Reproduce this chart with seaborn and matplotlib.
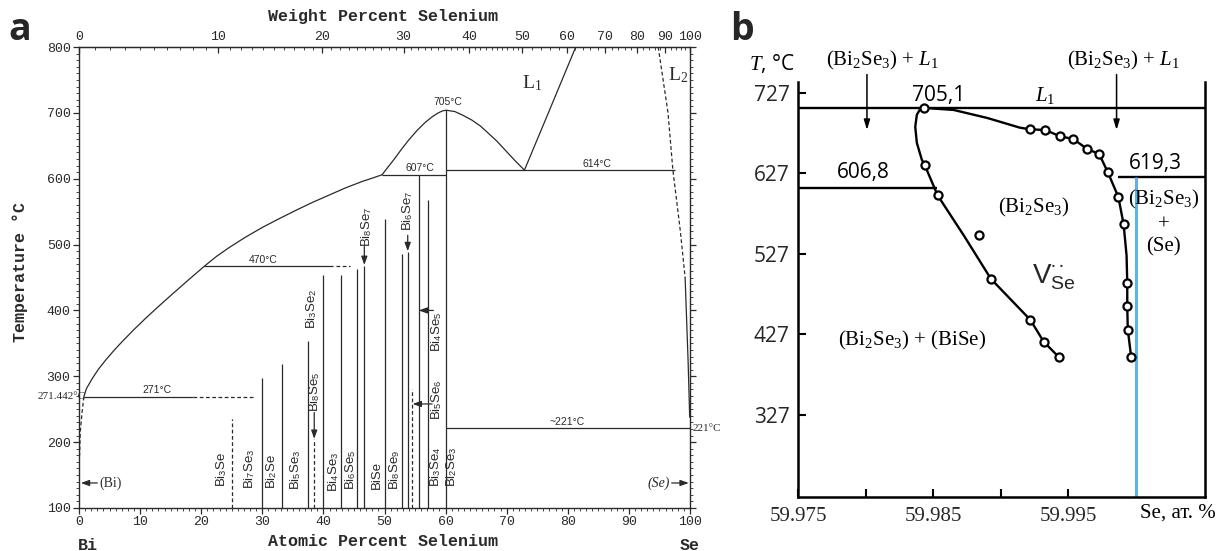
import re
import numpy as np
import matplotlib
matplotlib.use("Agg")
import matplotlib.pyplot as plt
import seaborn as sns
from matplotlib.ticker import MultipleLocator, FixedLocator

# ---------------- panel a : Bi-Se phase diagram ----------------
bi_liq_x = [0.8, 1.2, 2.2, 3.2, 4.4, 5.7, 7.1, 9.0, 10.9, 13.0, 15.3, 18.0, 20.5,
            22.5, 24.5, 27.2, 30.0, 32.7, 35.5, 38.2, 40.9, 43.6, 46.4, 48.2, 49.6]
bi_liq_t = [269, 281, 297, 311, 325, 339, 353, 371, 388, 406, 425, 447, 467,
            482, 495, 511, 526, 539, 552, 564, 575, 586, 596, 601.5, 606]
bi_sol_x = [0.8, 0.5, 0.2, 0.1]
bi_sol_t = [269, 245, 215, 180]
dome_x = [49.6, 50.6, 51.7, 52.8, 53.9, 55.3, 56.6, 57.8, 58.8, 59.5, 60.1, 60.8, 61.5,
          62.9, 64.3, 65.7, 67.0, 68.4, 69.7, 71.3, 72.9]
dome_t = [606, 618, 631, 645, 658, 673, 685, 694, 700, 703, 704, 703, 702,
          696, 689, 680, 669, 657, 644, 628, 613]
l1_x = [72.9, 77.0, 81.3]
l1_t = [613, 704, 800]
l2_dash_x = [94.8, 96.4, 97.2, 98.4, 99.2]
l2_dash_t = [800, 700, 613, 522, 450]
l2_solid_x = [99.2, 99.7, 99.95]
l2_solid_t = [450, 320, 238]

comp_names = ['Bi3Se', 'Bi7Se3', 'Bi2Se', 'Bi5Se3', 'Bi8Se5', 'Bi3Se2', 'Bi4Se3', 'Bi6Se5',
              'Bi8Se7', 'BiSe', 'Bi8Se9', 'Bi6Se7', 'Bi5Se6', 'Bi4Se5', 'Bi3Se4', 'Bi2Se3']
comp_at = [25.0, 30.0, 33.3, 37.5, 38.5, 40.0, 42.9, 45.5, 46.7, 50.0, 52.9, 53.8, 54.5, 55.6, 57.1, 60.0]
comp_top = [235, 297, 319, 354, 205, 454, 454, 463, 467, 539, 486, 488, 280, 606, 568, 704]
comp_dashed = ['Bi3Se', 'Bi8Se5', 'Bi5Se6']

# invariant lines (T, from at.%, to at.%)
iso_t = [269, 467, 606, 613, 221]
iso_from = [0.8, 20.5, 49.6, 60.0, 60.0]
iso_to = [18.7, 41.6, 60.0, 97.5, 100.0]
iso_dash_t = [269, 467]
iso_dash_from = [18.7, 42.0]
iso_dash_to = [28.8, 44.4]

M_BI, M_SE = 208.98, 78.971

# ---------------- panel b : Bi2Se3 homogeneity region ----------------
left_x = [59.98433, 59.9840, 59.98379, 59.98367, 59.98379, 59.98416, 59.98436, 59.98532,
          59.9873, 59.98927, 59.99219, 59.99317, 59.99428]
left_t = [708.5, 706, 700, 685, 665, 644, 638, 600, 549, 496, 445, 418, 399]
right_x = [59.98433, 59.9865, 59.9890, 59.9914, 59.99213, 59.9933, 59.99441, 59.99535, 59.99634,
           59.99728, 59.9979, 59.99869, 59.99908, 59.9993, 59.99935, 59.99935, 59.99939, 59.99964]
right_t = [708.5, 706, 696, 684, 682, 681, 673, 670, 658, 651, 629, 598, 564, 525, 491, 462, 433, 399]
pts_x = [59.98433, 59.98436, 59.98532, 59.98927, 59.99219, 59.99317, 59.99428, 59.98836,
         59.99213, 59.9933, 59.99441, 59.99535, 59.99634, 59.99728, 59.9979, 59.99869, 59.99908,
         59.99935, 59.99935, 59.99939, 59.99964]
pts_t = [708.5, 638, 600, 496, 445, 418, 399, 551,
         682, 681, 673, 670, 658, 651, 629, 598, 564, 491, 462, 433, 399]
b_iso_t = [708.5, 609, 622.6]
b_iso_from = [59.975, 59.975, 59.99867]
b_iso_to = [60.0051, 59.98530, 60.0051]
stoich_x = 60.000
b_yticks = [727, 627, 527, 427, 327]
b_xticks = [59.975, 59.980, 59.985, 59.990, 59.995]
b_xlabels = ['59.975', '', '59.985', '', '59.995']

sns.set_style("ticks")
plt.rcParams['font.family'] = ['Liberation Mono', 'DejaVu Sans']
plt.rcParams['mathtext.fontset'] = 'custom'
plt.rcParams['mathtext.rm'] = 'Liberation Serif'
plt.rcParams['mathtext.it'] = 'Liberation Serif:italic'
plt.rcParams['mathtext.sf'] = 'Liberation Sans'

fig = plt.figure(figsize=(12.31, 5.51), dpi=100)

# ======================= panel a =======================
ink = '#2a2a2a'
ax = fig.add_axes([79 / 1231, 1 - 508 / 551, 611 / 1231, 461 / 551])
ax.set_xlim(0, 100)
ax.set_ylim(100, 800)

kw = dict(ax=ax, color=ink, lw=0.9, sort=False, estimator=None, legend=False)
sns.lineplot(x=bi_liq_x, y=bi_liq_t, **kw)
sns.lineplot(x=bi_sol_x, y=bi_sol_t, linestyle=(0, (3, 2)), **kw)
sns.lineplot(x=dome_x, y=dome_t, **kw)
sns.lineplot(x=l1_x, y=l1_t, **kw)
sns.lineplot(x=l2_dash_x, y=l2_dash_t, linestyle=(0, (3, 2)), **kw)
sns.lineplot(x=l2_solid_x, y=l2_solid_t, **kw)

ax.hlines(iso_t, iso_from, iso_to, color=ink, lw=0.9)
ax.hlines(iso_dash_t, iso_dash_from, iso_dash_to, color=ink, lw=0.9, linestyles=(0, (3, 2)))

for name, x, top in zip(comp_names, comp_at, comp_top):
    ls = (0, (3, 2)) if name in comp_dashed else '-'
    ax.vlines(x, 100, top, color=ink, lw=0.9, linestyles=ls)


def sub(name):
    return re.sub(r'(\d+)', r'$_\\mathsf{\1}$', name)


lab_pos = {'Bi3Se': (23.4, 158), 'Bi7Se3': (28.0, 160), 'Bi2Se': (31.6, 156),
           'Bi5Se3': (35.5, 158), 'Bi8Se5': (38.5, 277), 'Bi3Se2': (38.1, 402),
           'Bi4Se3': (41.6, 155), 'Bi6Se5': (44.4, 158), 'Bi8Se7': (47.0, 527),
           'BiSe': (48.8, 150), 'Bi8Se9': (51.6, 158), 'Bi6Se7': (53.8, 551),
           'Bi5Se6': (58.5, 264), 'Bi4Se5': (58.6, 367), 'Bi3Se4': (58.3, 162),
           'Bi2Se3': (61.0, 162)}
for name in comp_names:
    x, t = lab_pos[name]
    ax.text(x, t, sub(name), rotation=90, ha='center', va='center',
            fontsize=9.5, family='Liberation Sans', color=ink)

arrows = [((38.5, 245), (38.5, 205)), ((46.7, 497), (46.7, 469)), ((53.8, 514), (53.8, 490)),
          ((58.0, 400), (55.6, 400)), ((57.8, 258), (54.6, 258)),
          ((3.0, 138), (0.3, 138)), ((97.0, 138), (99.8, 138))]
for (x0, y0), (x1, y1) in arrows:
    ax.annotate('', xy=(x1, y1), xytext=(x0, y0),
                arrowprops=dict(arrowstyle='-|>,head_length=0.5,head_width=0.18',
                                color=ink, lw=0.9, shrinkA=0, shrinkB=0))

small = dict(fontsize=7.5, family='Liberation Sans', color=ink)
ax.text(12.8, 271, '271°C', ha='center', va='bottom', **small)
ax.text(30.1, 469, '470°C', ha='center', va='bottom', **small)
ax.text(55.8, 608, '607°C', ha='center', va='bottom', **small)
ax.text(60.4, 709, '705°C', ha='center', va='bottom', **small)
ax.text(84.8, 615, '614°C', ha='center', va='bottom', **small)
ax.text(79.9, 223, '~221°C', ha='center', va='bottom', **small)
ax.text(1.1, 269, '271.442°C', ha='right', va='center', fontsize=8, family='Liberation Serif', color=ink)
ax.text(100.5, 220, '221°C', ha='left', va='center', fontsize=8, family='Liberation Serif', color=ink)
ax.text(3.3, 138, '(Bi)', ha='left', va='center', fontsize=10, family='Liberation Serif', color=ink)
ax.text(96.7, 138, '(Se)', ha='right', va='center', fontsize=10, family='Liberation Serif',
        style='italic', color=ink)
ax.text(74.1, 745, r'L$_\mathrm{1}$', ha='center', va='center', fontsize=14,
        family='Liberation Serif', color=ink)
ax.text(98.0, 757, r'L$_\mathrm{2}$', ha='center', va='center', fontsize=14,
        family='Liberation Serif', color=ink)

for s in ax.spines.values():
    s.set_visible(True)
    s.set_color(ink)
    s.set_linewidth(1.0)
ax.set_xticks(range(0, 101, 10))
ax.set_yticks(range(100, 801, 100))
ax.xaxis.set_minor_locator(MultipleLocator(1))
ax.yaxis.set_minor_locator(MultipleLocator(10))
ax.tick_params(axis='both', which='major', direction='out', length=4, width=0.9, color=ink,
               labelsize=9.5, labelcolor=ink, pad=2)
ax.tick_params(axis='both', which='minor', direction='out', length=2, width=0.6, color=ink)
ax.tick_params(axis='y', which='both', left=True, right=True)


def at2wt(x):
    x = np.clip(np.asarray(x, dtype=float), 0, 100)
    return 100 * x * M_SE / (x * M_SE + (100 - x) * M_BI)


def wt2at(w):
    w = np.clip(np.asarray(w, dtype=float), 0, 100)
    return 100 * (w / M_SE) / (w / M_SE + (100 - w) / M_BI)


top = ax.secondary_xaxis('top', functions=(at2wt, wt2at))
top.set_xticks(range(0, 101, 10))
top.xaxis.set_minor_locator(FixedLocator(list(range(1, 50)) + list(range(52, 100, 2))))
top.tick_params(which='major', direction='in', length=4, width=0.9, color=ink,
                labelsize=9.5, labelcolor=ink, pad=3)
top.tick_params(which='minor', direction='in', length=2, width=0.6, color=ink)
top.spines['top'].set_color(ink)

lab = dict(fontsize=12, weight='bold', family='Liberation Mono', color=ink)
fig.text(383 / 1231, 1 - 16 / 551, 'Weight Percent Selenium', ha='center', va='center', **lab)
fig.text(383 / 1231, 1 - 541 / 551, 'Atomic Percent Selenium', ha='center', va='center', **lab)
fig.text(20 / 1231, 1 - 272 / 551, 'Temperature °C', ha='center', va='center', rotation=90, **lab)
fig.text(88 / 1231, 1 - 545 / 551, 'Bi', ha='center', va='center', **lab)
fig.text(690 / 1231, 1 - 545 / 551, 'Se', ha='center', va='center', **lab)

# ======================= panel b =======================
bx = fig.add_axes([798 / 1231, 1 - 497 / 551, 407 / 1231, 415 / 551])
bx.set_xlim(59.975, 60.0051)
bx.set_ylim(225, 740.7)

kb = dict(ax=bx, color='black', lw=1.7, sort=False, estimator=None, legend=False)
sns.lineplot(x=left_x, y=left_t, **kb)
sns.lineplot(x=right_x, y=right_t, **kb)
bx.hlines(b_iso_t, b_iso_from, b_iso_to, color='black', lw=1.7)
bx.vlines(stoich_x, 225, b_iso_t[2], color='#5ab4e5', lw=2.2, zorder=2)
sns.scatterplot(x=pts_x, y=pts_t, ax=bx, s=34, color='white', edgecolor='black',
                linewidth=1.6, zorder=4, legend=False)

for xa in [59.9801, 59.99856]:
    bx.annotate('', xy=(xa, 681), xytext=(xa, 750), annotation_clip=False,
                arrowprops=dict(arrowstyle='-|>,head_length=0.6,head_width=0.18',
                                color='black', lw=1.1, shrinkA=0, shrinkB=0))

serif = dict(family='Liberation Serif', color='black', fontsize=15)
sans = dict(family='Open Sans', color='black', fontsize=15)
bx.text(59.98122, 768, r'(Bi$_2$Se$_3$) + $\mathit{L}_1$', ha='center', va='center', **serif)
bx.text(59.99907, 768, r'(Bi$_2$Se$_3$) + $\mathit{L}_1$', ha='center', va='center', **serif)
bx.text(59.97307, 764, r'$\mathsf{\mathit{T}}$, °C', ha='center', va='center', **sans)
bx.text(59.98537, 724, '705,1', ha='center', va='center', **sans)
bx.text(59.99330, 724, r'$\mathit{L}_1$', ha='center', va='center', **serif)
bx.text(59.97981, 628, '606,8', ha='center', va='center', **sans)
bx.text(60.00144, 640, '619,3', ha='center', va='center', **sans)
bx.text(59.99241, 585, r'(Bi$_2$Se$_3$)', ha='center', va='center', **serif)
bx.text(60.00204, 595, r'(Bi$_2$Se$_3$)', ha='center', va='center', **serif)
bx.text(60.00204, 563, '+', ha='center', va='center', **serif)
bx.text(60.00204, 536, '(Se)', ha='center', va='center', **serif)
bx.text(59.98344, 420, r'(Bi$_2$Se$_3$) + (BiSe)', ha='center', va='center', **serif)
bx.text(59.99389, 498, r'$\mathsf{V}_{\mathsf{Se}}^{\bullet\bullet}$', ha='center', va='center',
        family='Open Sans', fontsize=20)
bx.text(60.00307, 205, 'Se, ат. %', ha='center', va='center', **serif)

bx.spines['top'].set_visible(False)
for k in ['left', 'right', 'bottom']:
    bx.spines[k].set_linewidth(1.8)
    bx.spines[k].set_color('black')
bx.set_yticks(b_yticks)
bx.set_yticklabels([str(v) for v in b_yticks])
bx.set_xticks(b_xticks)
bx.set_xticklabels(b_xlabels)
bx.tick_params(axis='both', direction='in', length=6, width=1.5, color='black', labelsize=15)
bx.tick_params(axis='y', pad=6)
bx.tick_params(axis='x', pad=7)
for lbl in bx.get_yticklabels():
    lbl.set_family('Open Sans')
for lbl in bx.get_xticklabels():
    lbl.set_family('Liberation Serif')

fig.text(8 / 1231, 1 - 40 / 551, 'a', fontsize=27, weight='bold', family='Open Sans', va='baseline')
fig.text(730 / 1231, 1 - 40 / 551, 'b', fontsize=27, weight='bold', family='Open Sans', va='baseline')

fig.savefig('out.png', dpi=100, facecolor='white')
────────
EXERCISE TASK: Without the pictures, please reproduce each line of the listing above exactly, from the first one through the line bearing "from matplotlib.ticker import".

THE SOLUTION:
Reproduce this chart with seaborn and matplotlib.
import re
import numpy as np
import matplotlib
matplotlib.use("Agg")
import matplotlib.pyplot as plt
import seaborn as sns
from matplotlib.ticker import MultipleLocator, FixedLocator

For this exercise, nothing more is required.